I liked him, too, but I knew it was essential that I fight him.
I was a new kid, having just moved to Georgia from Florida, and I could see that fighting Keith - and winning, I had no doubt I would win - would earn me eternal glory in Mrs. Brown's class in Washington County High.
I told Keith I was going to fight him, and Keith, while somewhat nonplussed, accepted the challenge. He was a polite kid and willing to oblige a newcomer. He had a sidekick named Ricky, whom I always thought of as Ricky Ricardo, who was very derisive about my chances.

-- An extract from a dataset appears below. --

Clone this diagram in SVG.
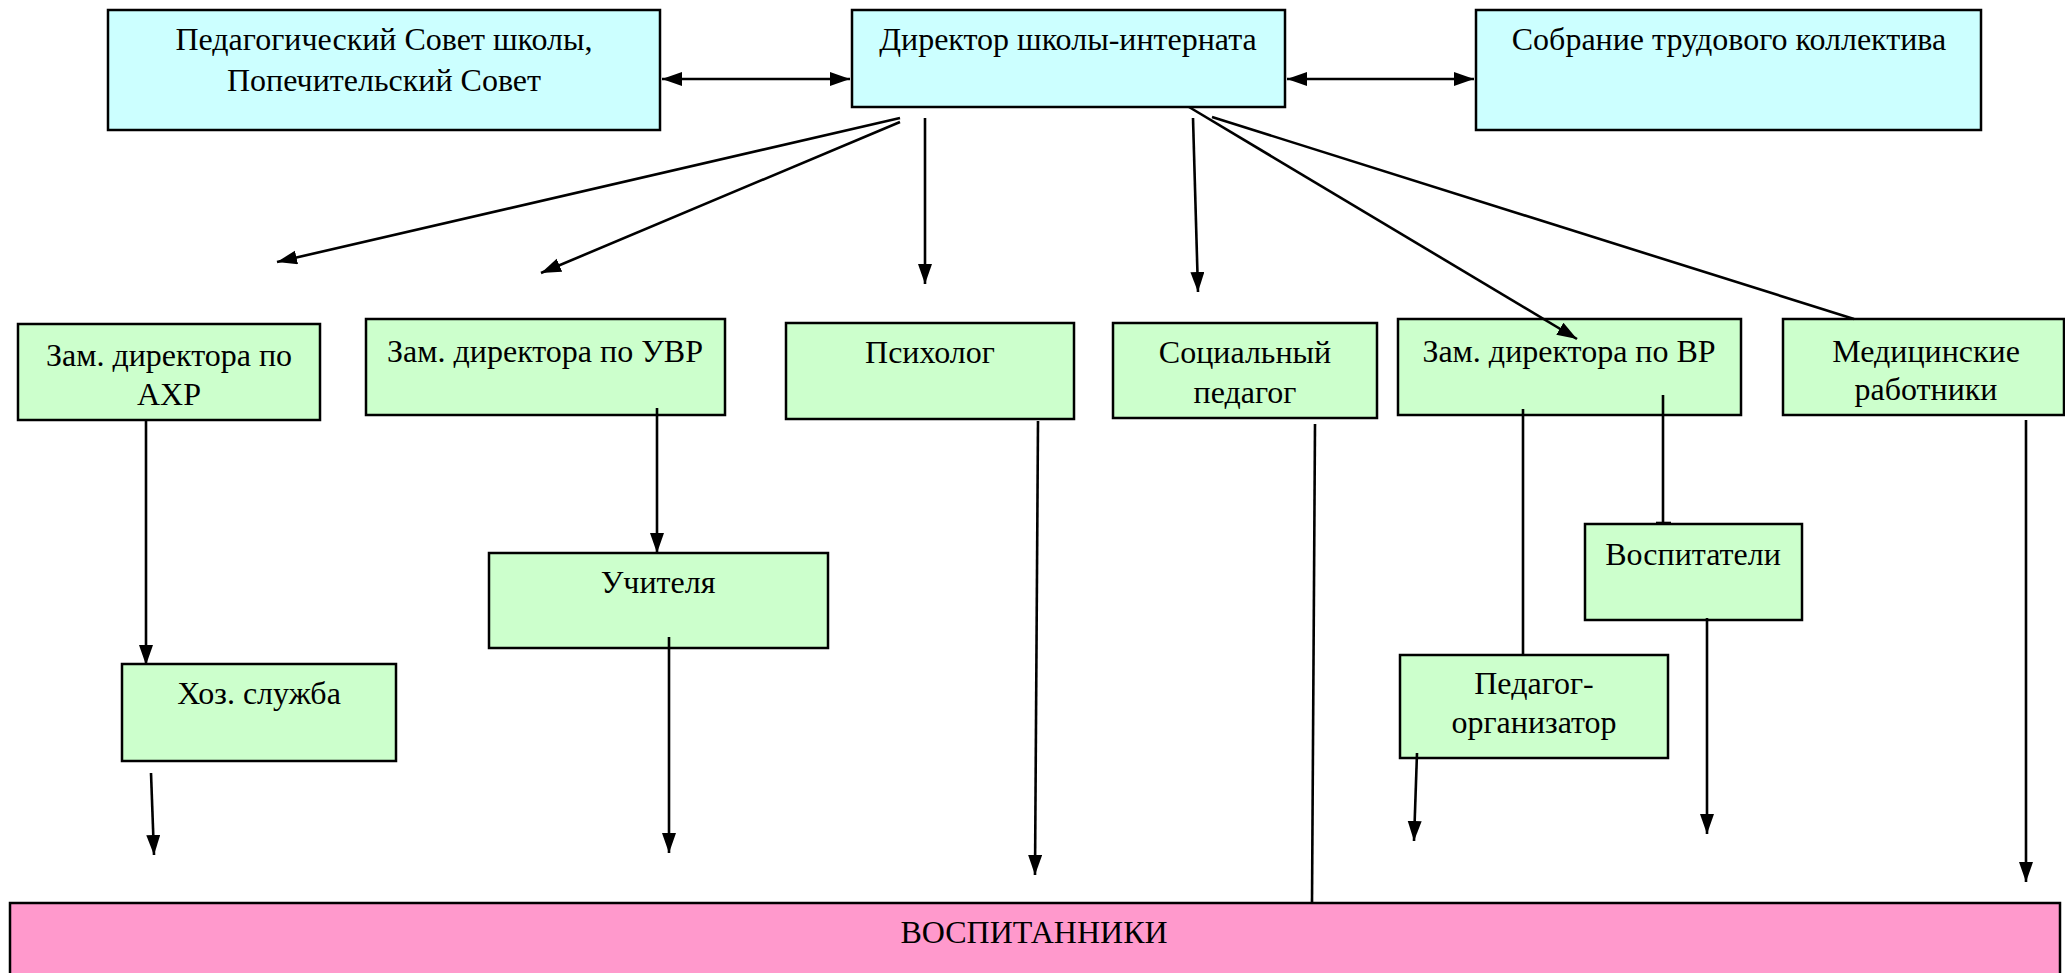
<svg xmlns="http://www.w3.org/2000/svg" width="2065" height="973" viewBox="0 0 2065 973">
<style>
.box{stroke:#000;stroke-width:2.5}
.cyan{fill:#CCFFFF}
.green{fill:#CCFFCC}
.pink{fill:#FF99CC}
text{font-family:'Times New Roman','Liberation Serif',serif;font-size:32px;fill:#000;text-anchor:middle}
.c line{stroke:#000;stroke-width:2.6;fill:none}
.a{marker-end:url(#ah)}
.d{marker-end:url(#ah);marker-start:url(#ah)}
</style>
<defs>
<marker id="ah" markerUnits="userSpaceOnUse" markerWidth="22" markerHeight="16" refX="20" refY="7" orient="auto-start-reverse" viewBox="0 0 22 16">
<path d="M0,0 L20,7 L0,14 z" fill="#000"/>
</marker>
</defs>
<rect width="2065" height="973" fill="#fff"/>

<g id="n-pedsovet"><rect class="box cyan" x="108" y="10" width="552" height="120"/><text x="384" y="50">Педагогический Совет школы,</text><text x="384" y="91">Попечительский Совет</text></g>
<g id="n-director"><rect class="box cyan" x="852" y="10" width="433" height="97"/><text x="1068" y="50">Директор школы-интерната</text></g>
<g id="n-sobranie"><rect class="box cyan" x="1476" y="10" width="505" height="120"/><text x="1729" y="50">Собрание трудового коллектива</text></g>

<g id="n-ahr"><rect class="box green" x="18" y="324" width="302" height="96"/><text x="169" y="366">Зам. директора по</text><text x="169" y="405">АХР</text></g>
<g id="n-uvr"><rect class="box green" x="366" y="319" width="359" height="96"/><text x="545" y="362">Зам. директора по УВР</text></g>
<g id="n-psy"><rect class="box green" x="786" y="323" width="288" height="96"/><text x="930" y="363">Психолог</text></g>
<g id="n-soc"><rect class="box green" x="1113" y="323" width="264" height="95"/><text x="1245" y="363">Социальный</text><text x="1245" y="403">педагог</text></g>
<g id="n-vr"><rect class="box green" x="1398" y="319" width="343" height="96"/><text x="1569" y="362">Зам. директора по ВР</text></g>
<g id="n-med"><rect class="box green" x="1783" y="319" width="281" height="96"/><text x="1926" y="362">Медицинские</text><text x="1926" y="400">работники</text></g>

<g id="n-uchitelya"><rect class="box green" x="489" y="553" width="339" height="95"/><text x="658" y="593">Учителя</text></g>
<g id="n-hoz"><rect class="box green" x="122" y="664" width="274" height="97"/><text x="259" y="704">Хоз. служба</text></g>
<g id="n-vospitateli"><rect class="box green" x="1585" y="524" width="217" height="96"/><text x="1693" y="565">Воспитатели</text></g>
<g id="n-pedorg"><rect class="box green" x="1400" y="655" width="268" height="103"/><text x="1534" y="694">Педагог-</text><text x="1534" y="733">организатор</text></g>

<g id="n-vospitanniki"><rect class="box pink" x="10" y="903" width="2050" height="80"/><text x="1034" y="943">ВОСПИТАННИКИ</text></g>

<g id="connectors" class="c">
<line class="d" x1="662" y1="79" x2="850" y2="79"/>
<line class="d" x1="1287" y1="79" x2="1474" y2="79"/>
<line class="a" x1="900" y1="118" x2="277" y2="262"/>
<line class="a" x1="900" y1="122" x2="541" y2="273"/>
<line class="a" x1="925" y1="118" x2="925" y2="284"/>
<line class="a" x1="1193" y1="118" x2="1198" y2="292"/>
<line class="a" x1="1189" y1="107" x2="1577" y2="339"/>
<line x1="1212" y1="117" x2="1854" y2="319"/>
<line class="a" x1="146" y1="421" x2="146" y2="665"/>
<line class="a" x1="657" y1="408" x2="657" y2="553"/>
<line class="a" x1="151" y1="773" x2="154" y2="855"/>
<line class="a" x1="669" y1="637" x2="669" y2="853"/>
<line class="a" x1="1038" y1="421" x2="1035" y2="875"/>
<line x1="1315" y1="424" x2="1312" y2="903"/>
<line x1="1523" y1="409" x2="1523" y2="655"/>
<line x1="1663" y1="395" x2="1663" y2="523"/>
<line x1="1656" y1="523" x2="1671" y2="523"/>
<line class="a" x1="1417" y1="753" x2="1414" y2="841"/>
<line class="a" x1="1707" y1="618" x2="1707" y2="834"/>
<line class="a" x1="2026" y1="420" x2="2026" y2="882"/>
</g>
</svg>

In truth, I don't think Ricky was really Keith's sidekick, but just someone who was nearby when I made the challenge and who - wisely - predicted I was going to get a whooping.
(In 1968 Sandersville, Georgia, children did not use the expression "ass-kicking." We did not say "ass" at all, and some of us did not suspect such a word existed. A vandal had spray-painted "Class of '67 SUX" on various surfaces throughout the county, which left me totally mystified. I thought it was Roman numerals.)

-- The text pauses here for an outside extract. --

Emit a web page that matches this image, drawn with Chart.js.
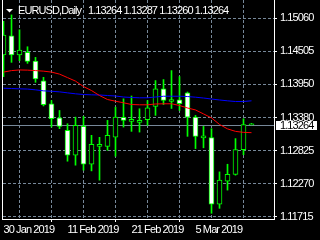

We fought during recess, but we didn't even get as far as the playground. We fought on the sidewalk just outside the front door. "I'm going to fight you now," I informed him, and went for him. Most of the kids went on to the swings, but two or three onlookers stayed to watch. The tension was so thick, it was noticeable.
In my mind's eye, I pictured the sort of fights I'd seen on Bonanza. I actually believes that at a climactic point, I would seize him by his belt and his shirt collar and send him crashing through a plate glass window. However, the setting was not congenial to such maneuvers, there being no windows handy. Instead I seized him by his upper biceps, and attempted to hurl him to the ground. He seized me likewise. I do not know if he was attempting to hurl me to the ground or not, but he might have been.

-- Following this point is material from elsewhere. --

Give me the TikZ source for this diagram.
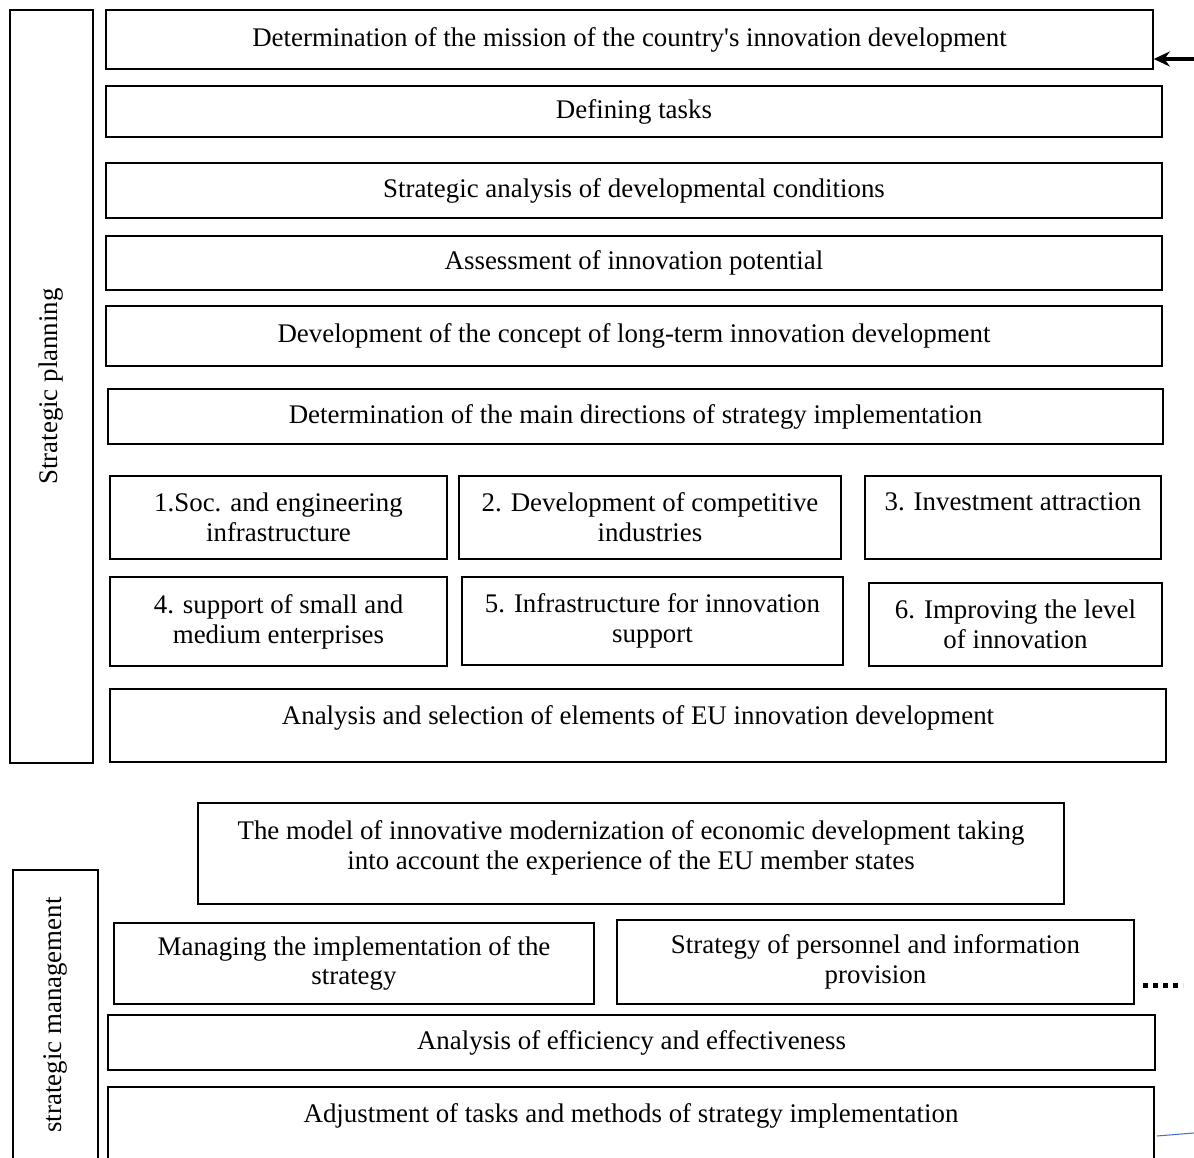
\documentclass[tikz,border=0pt]{standalone}
\usepackage{fontspec}
\setmainfont{Liberation Serif}
\usetikzlibrary{arrows.meta, positioning}
\definecolor{linkblue}{RGB}{68, 114, 196}

\tikzset{
  stage/.style={draw, line width=1pt, inner sep=0pt, align=center, font=\fontsize{15.3}{17}\selectfont},
  sidebar/.style={stage, rotate=90},
}

\begin{document}
\begin{tikzpicture}[x=0.02cm, y=-0.02cm]
  \useasboundingbox (0,0) rectangle (1194,1158);

  % strategic planning
  \node[sidebar, minimum width=15.06cm, minimum height=1.66cm] (planning) at (51.5,386.5) {Strategic planning};

  \node[stage, minimum width=20.94cm, minimum height=1.18cm] (mission) at (629.5,39.5) {Determination of the mission of the country\textquotesingle s innovation development};
  \node[stage, minimum width=21.12cm, minimum height=1.02cm] (tasks) at (634,111.5) {Defining tasks};
  \node[stage, minimum width=21.12cm, minimum height=1.10cm] (analysis) at (634,190.5) {Strategic analysis of developmental conditions};
  \node[stage, minimum width=21.12cm, minimum height=1.08cm] (potential) at (634,263) {Assessment of innovation potential};
  \node[stage, minimum width=21.12cm, minimum height=1.20cm] (concept) at (634,336) {Development of the concept of long-term innovation development};
  \node[stage, minimum width=21.10cm, minimum height=1.10cm] (directions) at (635.5,416.5) {Determination of the main directions of strategy implementation};

  \node[stage, minimum width=6.74cm, minimum height=1.66cm] (dirA) at (278.5,517.5) {1.Soc. and engineering\\infrastructure};
  \node[stage, minimum width=7.64cm, minimum height=1.66cm] (dirB) at (650,517.5) {2. Development of competitive\\industries};
  \node[stage, minimum width=5.92cm, minimum height=1.66cm, text depth=18pt] (dirC) at (1013,517.5) {3. Investment attraction};
  \node[stage, minimum width=6.74cm, minimum height=1.78cm] (dirD) at (278.5,621.5) {4. support of small and\\medium enterprises};
  \node[stage, minimum width=7.62cm, minimum height=1.76cm] (dirE) at (652.5,621) {5. Infrastructure for innovation\\support};
  \node[stage, minimum width=5.86cm, minimum height=1.66cm] (dirF) at (1015.5,624.5) {6. Improving the level\\of innovation};

  \node[stage, minimum width=21.12cm, minimum height=1.46cm, text depth=12.3pt] (euelements) at (638,725.5) {Analysis and selection of elements of EU innovation development};

  \coordinate (feedin) at (1194,59);
  \draw[-{Stealth[length=0.32cm, width=0.3cm]}, line width=2pt] (feedin) -- (feedin -| mission.east);

  % strategic management
  \node[stage, minimum width=17.32cm, minimum height=2.02cm, text depth=10pt] (model) at (631,853.5) {The model of innovative modernization of economic development taking\\into account the experience of the EU member states};

  \node[sidebar, minimum width=5.8cm, minimum height=1.7cm] (management) at (55.5,1015) {strategic management};

  \node[stage, minimum width=9.6cm, minimum height=1.62cm] (managing) at (354,963.5) {Managing the implementation of the\\strategy};
  \node[stage, minimum width=10.34cm, minimum height=1.68cm] (personnel) at (875.5,962) {Strategy of personnel and information\\provision};
  \node[stage, minimum width=20.94cm, minimum height=1.10cm] (efficiency) at (631.5,1042.5) {Analysis of efficiency and effectiveness};
  \node[stage, minimum width=20.92cm, minimum height=1.50cm, text depth=13.3pt] (adjust) at (631,1124.5) {Adjustment of tasks and methods of strategy implementation};

  \coordinate (more) at (1143,985);
  \draw[line width=0.1cm, dash pattern=on 0.1cm off 0.1cm] (more) -- ++(40,0);

  \coordinate (tailA) at (1157,1136);
  \coordinate (tailB) at (1194,1133);
  \draw[linkblue, line width=0.6pt] (tailA) -- (tailB);
\end{tikzpicture}
\end{document}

That's where we stuck. Neither of us could let go without being hurled to the ground by the other. It would never have occurred to me to throw a punch; I didn't want to hurt him, just beat him. Kicking was also out of the question. This was years before the TV show Kung Fu made kicking okay; in those days, kicking was still something only girls and sissies did. So we stayed there, locked in a mortal grip. Two of the three onlookers got bored and went to the playground. Mrs. Brown, if she observed the tableau from the window, did not rush out to break up the fight. If she'd seen it, she wouldn't have known it was a fight.
It was Ricky Ricardo who indirectly broke up the fight. Ricky, the only remaining onlooker, inquired of Keith why he didn't simply beat me up. Keith, still as pleasant as ever, said that I was a lot stronger than I looked.
That was all it took. I released him, and he me. I was stronger than I looked, which was high compliment coming from Keith, who was clearly pretty strong himself if I hadn't been able to send him crashing through a window. After that we could be friends.
I had proven myself and earned eternal glory in Mrs. Brown's third grade.